Para simplificar, dou um exemplo. Os meus avós eram o
típico casal de classe média baixa da sua geração. Remediados e sem
qualquer luxo, poupados e muito pouco gastadores. Depois do meu avô ter
morrido, a minha avó só conseguiu manter o seu nível de vida anterior
graças à sua pensão de sobrevivência. Sem ela, teria sido obrigada a
passar da classe média baixa para a pobreza completa. Percebem o que é
exigir isto a uma pessoa de 75 ou 80 anos? É assim tão difícil perceber a
selvajaria desta medida?
O governo diz que serão protegidas as pensões e
reformas mais baixas. Mas é importante percebermos do que estamos a
falar. A pensão de sobrevivência média é de 180 euros. Muito poucas são
superiores a 500 euros. Não é difícil imaginar até onde tem de ir o
governo para conseguir o corte anunciado de 100 milhões de euros com
esta medida. Ou seja, as pensões e reformas continuam a ser tratadas
como uma esmola e não como um direito à dignidade de quem confiou no
Estado. A ideia, no futuro, será esta: quem quiser viver decentemente
terá de fazer um PPR com os bancos. O Estado lida apenas com os
indigentes.
Por fim, a medida é, mais uma vez, retroativa.
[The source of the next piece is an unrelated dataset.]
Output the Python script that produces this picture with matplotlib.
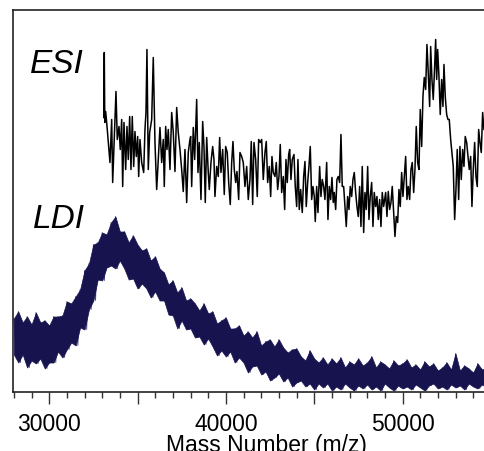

Aplica-se a quem já estava a receber a reforma e não às reformas
futuras. Se se confirmar que ela é extensível à Caixa Geral de
Aposentações (as notícias têm sido contraditórias), estamos perante o
terceiro corte consecutivo nas pensões dos funcionários do Estado.
Não me venham, por favor, defender esta medida com a
conversa sobre da insustentabilidade das contas públicas. Este é o
mesmo governo que nos anunciou, há poucos meses, uma redução das taxas
de IRC que terá, nos próximos cinco anos, um impacto orçamental
acumulado de 1,2 mil milhões de euros. Perdas que têm de ser
compensadas. Não defendo impostos altos para as empresas. Mas na
política fazem-se escolhas. E, na prática, a escolha tem sido tirar a
reformados e trabalhadores para garantir uma redução de um imposto que é
tudo menos certo que venha a ter um impacto visível no emprego ou no
crescimento económico.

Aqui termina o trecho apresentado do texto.